Domestic reporting companies are corporations, LLPs, or any other entity created by the filing of a document with a secretary of state or any similar office under the law of a state or Indian tribe.

Foreign reporting companies are a corporation, LLCs, or other entity formed under the law of a foreign country that is registered to do business in any state or tribal jurisdiction by the filing of a document with a secretary of state or any similar office. Sole-proprietorships that don’t use a single-member LLC are not considered a reporting company.

Reporting companies typically include:

  • Limited liability partnerships
  • Limited liability limited partnerships
  • Business trusts

Most limited partnerships, where entities are generally created by a filing with a secretary of state or similar office.

Exemptions include securities issuers, domestic governmental authorities, banks, and many more that don’t fall into the above categories.

Beneficial owners

A beneficial owner can fall into one of two categories defined as any individual who, directly or indirectly, either:

Exercises substantial control over a reporting company, or

Owns or controls at least 25% of the ownership interests of a reporting company.

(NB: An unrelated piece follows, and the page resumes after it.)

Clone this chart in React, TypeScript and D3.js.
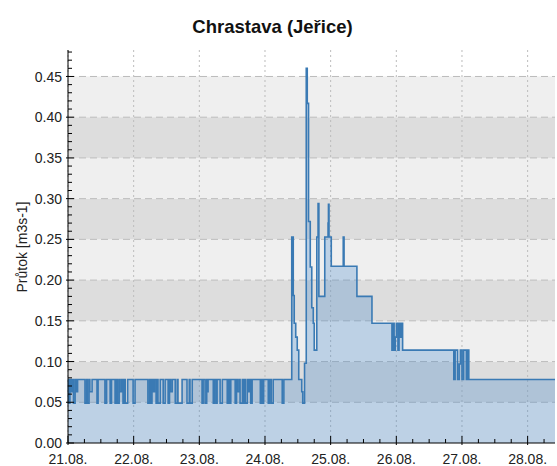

Having two categories is designed to close any loopholes and ensure all owners are identified. The key difference is that beneficial ownership is categorized as those with ownership interests reflected through capital and profit interests in the company.

The beneficial owners must report to FinCEN their name, date of birth, address, and unique identifier number from a recognized issuing jurisdiction and a photo of that document. If an individual decides to file their information to FinCEN directly, they may be issued a “FinCEN identifier” which can be provided on a BOI report instead of the required information.

Company applicants

Company applicants can only be:

The individual who directly files the document that creates the entity, or the document that first registers the entity to do business in the United States.

The individual is primarily responsible for directing or controlling the filing of the relevant document by another.

This responsibility may fall under the scope of advisory services for an accounting professional. However, the report does not require information on the company applicant. This is an important consideration when defining the scope of engagement for advisory services with a client.